Clackamas County chair asks Metro to study Borland Road UGB expansion
As Metro looks at whether to expand the urban growth boundary this year, a surprising new candidate has emerged as a study area for boundary expansion.
Clackamas County Chair Charlotte Lehan visited Metro on Wednesday to ask the agency to analyze the Borland Road area for an urban growth boundary expansion, possibly selecting it as an urban center.
A report, called "Borland: Clackamas County's 21st Century Urban Center," prepared by the Borland Neighborhood Association, Clackamas County and the Leland Consulting Group, highlighted the potential of the area, located between Interstate 205 and the Tualatin River, east of the Tualatin city limits. The report says it has about 240 developable acres.
"Everybody wants to … frame up the important questions about transportation, governance and service provision that need to be answered before any of us can decide whether this is the right time for Stafford, Borland or any portion thereof," Lehan said in an interview Thursday. "Or maybe it isn't the right time. Until we ask those questions, we just stay in perpetual limbo."

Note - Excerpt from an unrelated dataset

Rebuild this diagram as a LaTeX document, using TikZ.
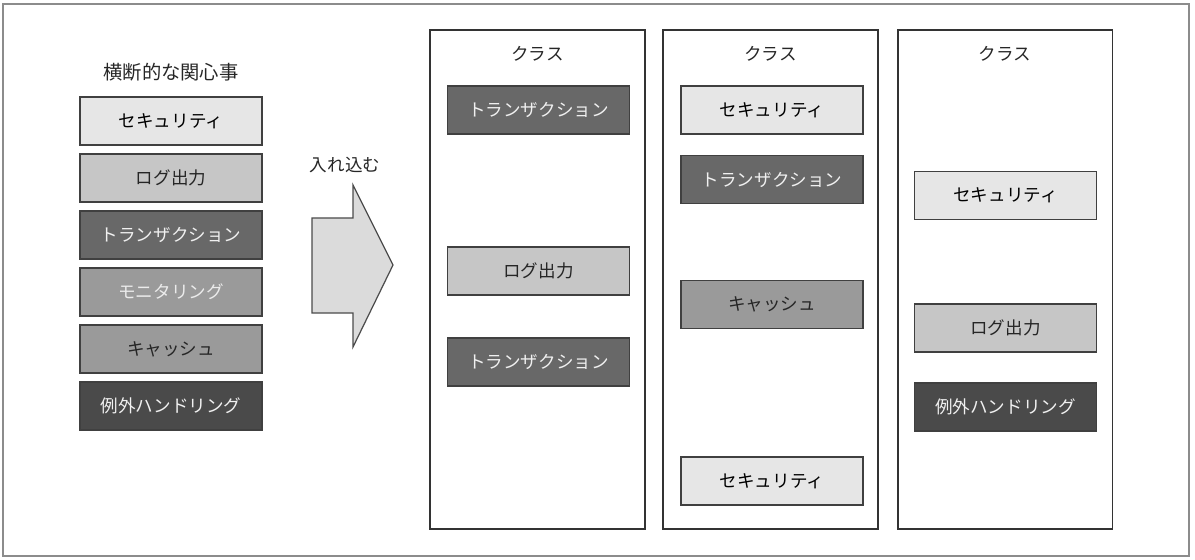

But the Borland area is close to Stafford, which has been the topic of conversation about the urban growth boundary for decades. Most of the Stafford area was included in the urban reserves adopted by Clackamas County and Metro in 2010.
Lehan said she envisions Borland being part of a town or regional center. More importantly, she said, it could be a key test case for the theory of density transfer – that a tightly-developed Borland center could allow for less dense development on the pastoral hillsides of the Stafford area.
One of the opponents of urbanizing Stafford is West Linn City Councilor Teri Cummings, who was sharply critical of the decision to make Stafford an urban reserve. She said that until the questions about transportation and governance are answered, it's too early to add to the boundary along I-205.
"I don't quite get why developers are pushing this right now," she said.
The Metro Council has been working on setting a timeline for deciding the boundary expansion, with councilors still waiting to decide whether to push for a decision in October or November. Two key dates in the process – the Land Conservation and Development's Commission decision on the Washington County urban and rural reserves plan in August, and the League of Oregon Cities conference in Bend at the end of September. Councilors want to avoid scheduling discussions about a possible boundary expansion at a Metro Policy Advisory Committee meeting during the conference, when many elected officials from the region are out of town.